Over millions of years, New Zealand had developed a unique ecosystem. It has almost no native mammals and is instead home to a vibrant array of avian life—at most recent count, some 378 species, many of which cannot be found anywhere else in the world. Without the risk of mammal predators, a striking number are shockingly defenseless, and spend their lives trotting sweetly—and vulnerably—along the forest floor.

Moa should not have been at risk. These enormous birds stood twice the height of an adult man, and weighed nearly three times as much. They had few natural predators, beyond the now-extinct Haast’s eagle, with their size weapon enough against almost anything.
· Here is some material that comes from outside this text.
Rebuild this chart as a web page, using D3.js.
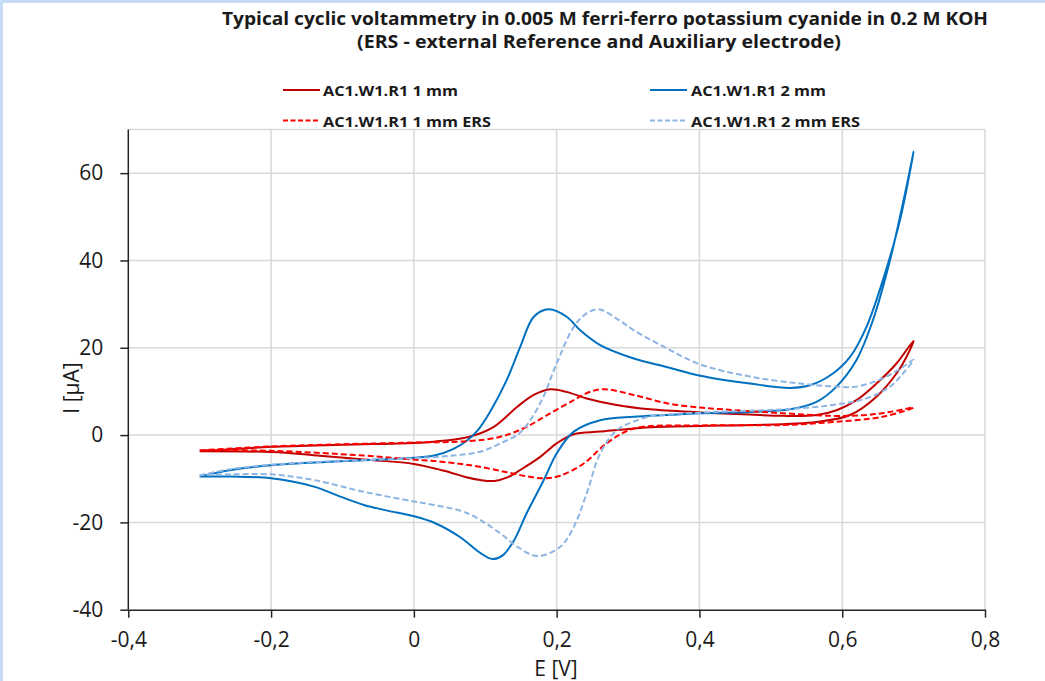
<!DOCTYPE html>
<html>
<head>
<meta charset="utf-8">
<script src="https://cdn.jsdelivr.net/npm/d3@7"></script>
<style>
  html, body { margin: 0; padding: 0; background: #fff; }
  svg { display: block; }
  text { font-family: "Open Sans", "Noto Sans", sans-serif; fill: #1a1a1a; }
</style>
</head>
<body>
<svg id="chart" width="1045" height="681"></svg>
<script>
// ---------------- DATA ----------------
const titleLines = [
  "Typical cyclic voltammetry in 0.005 M ferri-ferro potassium cyanide in 0.2 M KOH",
  "(ERS - external Reference and Auxiliary electrode)"
];
const seriesNames = ["AC1.W1.R1 1 mm", "AC1.W1.R1 2 mm", "AC1.W1.R1 1 mm ERS", "AC1.W1.R1 2 mm ERS"];
const xTicks = [-0.4, -0.2, 0, 0.2, 0.4, 0.6, 0.8];
const xTickLabels = ["-0,4", "-0,2", "0", "0,2", "0,4", "0,6", "0,8"];
const yTicks = [-40, -20, 0, 20, 40, 60];
const yTickLabels = ["-40", "-20", "0", "20", "40", "60"];
const xLabel = "E [V]";
const yLabel = "I [µA]";

// AC1.W1.R1 1 mm (forward then reverse scan)
const E_1mm = [-0.3,-0.2,-0.1,0,0.028,0.075,0.112,0.145,0.168,0.191,0.214,0.242,0.284,0.331,0.401,0.47,0.517,0.564,0.592,0.62,0.648,0.676,0.7,
               0.69,0.676,0.648,0.611,0.564,0.471,0.401,0.331,0.261,0.224,0.2,0.177,0.149,0.131,0.113,0.093,0.072,0.05,0.028,0,-0.07,-0.14,-0.2,-0.3];
const I_1mm = [-3.7,-2.7,-2.2,-1.8,-1.5,-0.5,1.9,6.5,9.2,10.5,9.9,8.4,6.9,5.9,5.2,4.7,4.4,4.6,5.7,8.0,11.8,16.4,21.6,
               17.9,14.1,8.8,4.6,3.0,2.3,2.1,1.8,0.8,0.2,-1.9,-5.0,-8.0,-9.7,-10.5,-10.3,-9.6,-8.5,-7.6,-6.6,-5.6,-4.6,-3.9,-3.7];

// AC1.W1.R1 2 mm
const E_2mm = [-0.3,-0.256,-0.2,-0.117,-0.047,0,0.03,0.055,0.075,0.09,0.107,0.13,0.149,0.168,0.189,0.214,0.233,0.261,0.307,0.354,0.401,0.471,0.527,0.555,0.587,0.611,0.634,0.657,0.681,0.7,
               0.69,0.667,0.643,0.62,0.592,0.564,0.527,0.471,0.401,0.354,0.308,0.261,0.224,0.2,0.182,0.158,0.14,0.124,0.11,0.093,0.065,0.03,0,-0.037,-0.07,-0.103,-0.14,-0.2,-0.256,-0.3];
const I_2mm = [-9.5,-8.0,-6.9,-6.1,-5.6,-5.2,-4.6,-3.2,-1.2,1.2,5.4,12.6,20.2,27.1,28.8,27.1,24.0,20.6,17.6,15.6,13.6,11.8,10.8,11.4,14.1,17.9,24.8,35.5,49.3,64.9,
               56.9,40.1,26.3,17.2,11.1,7.6,5.9,5.3,5.0,4.6,4.2,3.4,0.8,-4.2,-10.3,-17.9,-24.2,-27.6,-28.4,-27.0,-23.4,-20.2,-18.6,-17.3,-16.0,-14.1,-11.8,-9.9,-9.5,-9.5];

// AC1.W1.R1 1 mm ERS
const E_1mmERS = [-0.3,-0.2,-0.1,0,0.075,0.121,0.158,0.191,0.224,0.245,0.266,0.308,0.354,0.401,0.424,0.517,0.587,0.634,0.667,0.7,
                  0.657,0.587,0.517,0.401,0.308,0.27,0.238,0.205,0.182,0.16,0.13,0.09,0.05,0,-0.07,-0.2,-0.3];
const I_1mmERS = [-3.5,-2.6,-2.1,-1.7,-1.4,-0.4,1.9,5.0,8.0,9.8,10.5,9.2,7.3,6.3,6.0,5.0,4.4,4.6,5.3,6.3,
                  4.2,3.0,2.3,2.2,1.5,-1.9,-6.5,-9.3,-9.9,-9.5,-8.5,-7.2,-6.3,-5.6,-4.7,-3.6,-3.5];

// AC1.W1.R1 2 mm ERS
const E_2mmERS = [-0.3,-0.256,-0.2,-0.117,-0.047,0,0.047,0.093,0.121,0.149,0.177,0.2,0.224,0.242,0.259,0.284,0.308,0.354,0.401,0.471,0.541,0.592,0.62,0.657,0.685,0.7,
                  0.685,0.667,0.634,0.587,0.517,0.424,0.354,0.331,0.308,0.284,0.261,0.242,0.224,0.205,0.173,0.145,0.121,0.075,0.028,0,-0.07,-0.14,-0.2,-0.256,-0.3];
const I_2mmERS = [-9.2,-7.8,-6.8,-6.0,-5.6,-5.3,-4.8,-3.8,-1.9,0.6,7.3,16.4,24.8,27.9,28.8,26.7,24.0,19.9,16.2,13.4,11.8,11.1,11.1,13.0,15.6,17.3,
                  14.1,11.1,8.4,6.9,5.9,5.3,4.7,4.3,3.1,1.1,-4.2,-13.4,-21.0,-25.6,-27.7,-25.6,-22.5,-17.9,-16.0,-15.2,-13.0,-10.3,-9.0,-9.0,-9.2];

const seriesE = [E_1mm, E_2mm, E_1mmERS, E_2mmERS];
const seriesI = [I_1mm, I_2mm, I_1mmERS, I_2mmERS];

// ---------------- STYLE / LAYOUT ----------------
const styles = [
  { color: "#C00000", dash: null, legendDash: null },
  { color: "#0070C0", dash: null, legendDash: null },
  { color: "#FF0000", dash: "6,3", legendDash: "5,2.5" },
  { color: "#8DB4E2", dash: "6,3", legendDash: "5,2.5" }
];

const svg = d3.select("#chart");
svg.append("rect").attr("width", 1045).attr("height", 681).attr("fill", "#fff");
svg.append("rect").attr("x", 0).attr("y", 0).attr("width", 1045).attr("height", 3).attr("fill", "#C6DCF6");
svg.append("rect").attr("x", 0).attr("y", 0).attr("width", 3).attr("height", 681).attr("fill", "#C6DCF6");

const x = d3.scaleLinear().domain([-0.4, 0.8]).range([128.3, 985]);
const y = d3.scaleLinear().domain([-40, 70]).range([609.7, 129.5]);

// gridlines
const grid = svg.append("g");
grid.selectAll("line.v").data(xTicks.slice(1)).join("line")
  .attr("x1", d => x(d)).attr("x2", d => x(d))
  .attr("y1", y(70)).attr("y2", y(-40))
  .attr("stroke", "#D9D9D9").attr("stroke-width", 1.5);
grid.selectAll("line.h").data(yTicks.slice(1).concat([70])).join("line")
  .attr("x1", x(-0.4)).attr("x2", x(0.8))
  .attr("y1", d => y(d)).attr("y2", d => y(d))
  .attr("stroke", "#D9D9D9").attr("stroke-width", 1.5);

// axes
const xAxis = svg.append("g").attr("transform", `translate(0,${y(-40)})`)
  .call(d3.axisBottom(x).tickValues(xTicks).tickFormat((d, i) => xTickLabels[i])
    .tickSize(8).tickPadding(14).tickSizeOuter(0));
const yAxis = svg.append("g").attr("transform", `translate(${x(-0.4)},0)`)
  .call(d3.axisLeft(y).tickValues(yTicks).tickFormat((d, i) => yTickLabels[i])
    .tickSize(8).tickPadding(17).tickSizeOuter(0));
[xAxis, yAxis].forEach(a => {
  a.select(".domain").attr("stroke", "#262626").attr("stroke-width", 1.5);
  a.selectAll(".tick line").attr("stroke", "#262626").attr("stroke-width", 1.5);
  a.selectAll(".tick text").attr("font-size", 21).attr("fill", "#1a1a1a")
    .attr("font-family", "'Open Sans', sans-serif");
});
yAxis.select(".domain").attr("d", `M0,${y(70)}V${y(-40)}`);

// axis titles
svg.append("text").attr("x", 556).attr("y", 676).attr("text-anchor", "middle")
  .attr("font-size", 21).text(xLabel);
svg.append("text").attr("transform", "translate(79,388) rotate(-90)").attr("text-anchor", "middle")
  .attr("font-size", 21).text(yLabel);

// series
const line = d3.line().x(d => x(d[0])).y(d => y(d[1])).curve(d3.curveCatmullRom.alpha(0.5));
const plot = svg.append("g");
seriesE.forEach((E, k) => {
  const pts = E.map((e, i) => [e, seriesI[k][i]]);
  plot.append("path").datum(pts)
    .attr("d", line)
    .attr("fill", "none")
    .attr("stroke", styles[k].color)
    .attr("stroke-width", 2)
    .attr("stroke-dasharray", styles[k].dash)
    .attr("stroke-linejoin", "round");
});

// title
const titleFmt = [
  { x: 222, y: 25, len: 766 },
  { x: 357, y: 48, len: 484 }
];
titleLines.forEach((t, i) => {
  svg.append("text").attr("x", titleFmt[i].x).attr("y", titleFmt[i].y)
    .attr("font-size", 17).attr("font-weight", "bold")
    .attr("textLength", titleFmt[i].len).attr("lengthAdjust", "spacingAndGlyphs")
    .text(t);
});

// legend
const legendPos = [
  { lx: 283, ly: 90, tx: 323, ty: 96, len: 135 },
  { lx: 650, ly: 90, tx: 691, ty: 96, len: 135 },
  { lx: 283, ly: 120.5, tx: 323, ty: 126.5, len: 168 },
  { lx: 650, ly: 120.5, tx: 691, ty: 126.5, len: 169 }
];
const legend = svg.append("g");
seriesNames.forEach((n, k) => {
  const p = legendPos[k];
  legend.append("line").attr("x1", p.lx).attr("x2", p.lx + 37)
    .attr("y1", p.ly).attr("y2", p.ly)
    .attr("stroke", styles[k].color).attr("stroke-width", 2)
    .attr("stroke-dasharray", styles[k].legendDash);
  legend.append("text").attr("x", p.tx).attr("y", p.ty)
    .attr("font-size", 15).attr("font-weight", "bold")
    .attr("textLength", p.len).attr("lengthAdjust", "spacingAndGlyphs")
    .text(n);
});
</script>
</body>
</html>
But they were slow, unwieldy, and possibly quite delicious. With few alternative sources of food, New Zealand’s newly-arrived Maori people quickly grew accustomed to killing and eating them. Within a century, the birds were gone forever.

Two moa flee a Haast’s eagle.
Two moa flee a Haast’s eagle.
Image: PLoS Biology/CC BY 2.0

Earlier this year, however, a New Zealand tractor driver had an exceptional brush with some of these long-dead giants. While taking his dogs for a swim in a river in a remote area of New Zealand’s South Island, Michael Johnston noticed some unusual markings in the clay, and contacted the local Otago museum. Days later, museum experts used snorkels and underwater cameras to find seven moa footprints preserved in the river’s hard clay, beneath about three feet (one metre) of water. They are the first tracks from the bird ever found on the island, and believed to be as much as 12 million years old.

Recent wet weather in the area seems to have eroded the bank, exposing the clay slab below, with its seven footprints. Each is roughly a square foot (30 cm) in size. Museum experts are now extracting the footprints from the clay, with a view to eventually making them available for researchers to study.